Most actors. These people have the most fantastically charming rationales
for it all, this way of discrediting the kinds of things I'm saying, all
that sleight of hand. But then, at a certain point, you say no. 'No. I
don't believe you; you're a fucking liar; you don't respect me; you don't
respect mankind; you don't respect yourself. And you're coming out here,
and this is the way you share your heart? GO FUCK YOURSELF!".
It's good
that Sean Penn has perhaps mellowed, yes? Good, too, that he is married
and a father, that he can act when he wants to act, and that he also seeks
to share his heart by making films of his own. But this outburst, delivered
straight, is telling. He seems weary, fragile. Hard work, toting so heavy
a sense of justice for so long. Exhausting. Only the very vulnerable and
wounded can do it. Or need to.
"I have
a little marble in my head" says Penn, "and I'm moving it around,
looking for which hole it's supposed to go in" I think he's talking
about the movies again - his and theirs, and the dark veil of lies we grope
through, seeking some truth, some love, some justice.
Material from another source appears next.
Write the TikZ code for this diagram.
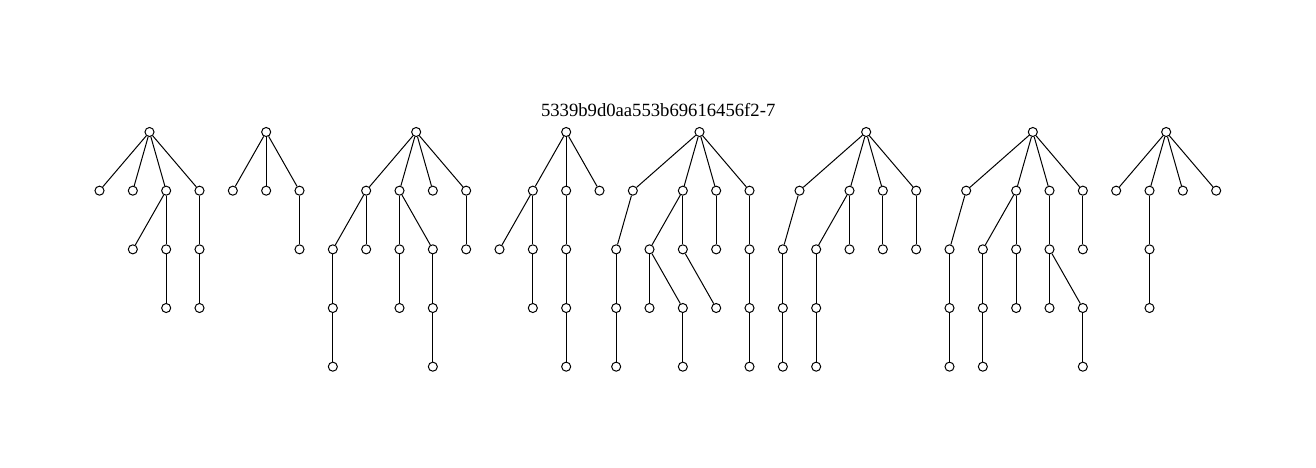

Maybe not;
maybe he just has a marble in his head. "You put the marble in your
head believing, hoping you're going to relate to what's being said, what's
being supposedly shared and expressed".
Eyes closed,
he claps his hands behind his head. "They give you a marble, but there
is no home for it".
Penn blinks
open his eyes, staring blankly. "Anybody can make a marble", he
says. "Making a home's another thing".